Dès les premiers chapitres, j'ai eu la sensation de découvrir en Jeanne, le personnage principal de ce roman, un nouvel avatar de Frédéric Moreau, ce cher personnage flaubertien à qui j'ai, à chaque fois que je relis
L'Education sentimentale, encore plus envie de botter les fesses devant sa force d'inertie
et bien m'en a pris, puisque le clin d'oeil stylistique de fin confirme mes impressions, clin d'oeil parfaitement amené par Celia Levi, alors que d'autres sont disséminés au fil du récit : je pense notamment aux diverses déambulations parisiennes décrites, ou encore les conversations de fin de soirée, pseudo-intellectuelles, car souvent très creuses, voire absurdes, qui ont rappelé à mon souvenir, avec beaucoup de plaisir, d'autres parties du roman de Flaubert, sans pour autant en être de simples imitations, bien entendu .

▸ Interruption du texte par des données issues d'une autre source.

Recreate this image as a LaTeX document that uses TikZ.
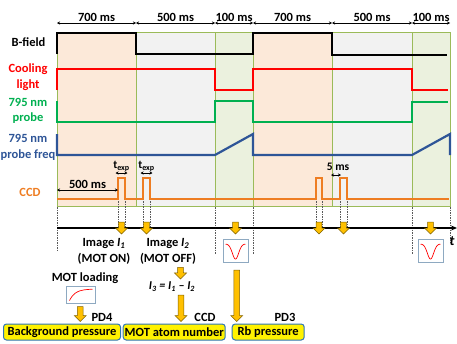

Jeanne est en effet une jeune femme qui, tout comme Frédéric, arrive de sa province natale, ici la Bretagne, pour faire ses armes, professionnelles comme personnelles, à Paris. Elle va très vite comprendre, en commençant à travailler comme accueillante à
la Tannerie, ancienne tannerie de Pantin reconvertie en centre culturel qui mêle lieux d'expressions diverses et variées, galeries d'expositions, et plus encore au fil du roman, que cela n'ira pas de soi. Lorsque l'on n'est pas parisien et que l'on n'a pas les codes de la vie parisienne, il faut bien du temps pour s'acclimater. L'arrivée à la capitale est donc pour Jeanne, discrète, plutôt passive, particulièrement rêveuse, un coup de massue, une désillusion qui n'ira qu'en s'accentuant, notamment car tout ce en quoi elle croyait, ambition, reconnaissance du travail accompli, amitié, amour… sera balayé d'un revers de main cruel, mettant en travers de son chemin la réalité de la société française, et parisienne, au XXIème siècle.
Tout y est en effet artifice, hypocrisie, superficialité, que ce soit dans les comportements au travail ou en dehors : les évènements du roman se passent alors qu'un camp de migrants s'est installé au niveau du canal jouxtant
la Tannerie, avant son démantèlement, puis lors de l'apparition de
Nuit Debout et des premières manifestations qui ont suivi, contre les diverses réformes, et qui ont été réprimées très violemment. La majorité des personnages s'implique dans ces évènements d'un seul mouvement, celui d'un effet de mode qui est scruté par tous dans les premiers temps, mais qui lasse très vite en raison de la trop grande énergie qu'il demande. Les seuls qui sont sincères, qui refusent le monde qui leur est proposé, qui s'engagent réellement dans les causes à défendre, comme Saïd, qui symbolise à mon sens le plus justement cet état de fait, disparaissent progressivement de la surface du récit pour n'être que des êtres évanescents, croisés au détour d'une rue, d'une station de métro, comme si l'omniprésence d'un climat surfait, nombriliste, éminemment cynique, était désormais la norme de notre société actuelle.
Et c'est ce climat, grâce à des descriptions et des portraits précis, toujours motivés bien que nombreux, riches sans être rébarbatifs, que l'auteure parvient à retranscrire, souvent sans jugement, parfois avec une petite pointe d'ironie mordante – du moins en ai-je eu l'impression -. Retranscription qui se fait par l'intermédiaire d'une plume fluide, qui suit à la perfection les questionnements et états d'âme de son personnage principal, dans la découverte, avec toute sa candeur juvénile, de ce climat, finalement, et malheureusement, banal.
La Tannerie est en somme un roman social comme je les apprécie particulièrement. Je remercie les éditions Tristram et Babelio de m'avoir permis de le découvrir grâce à la dernière Masse Critique.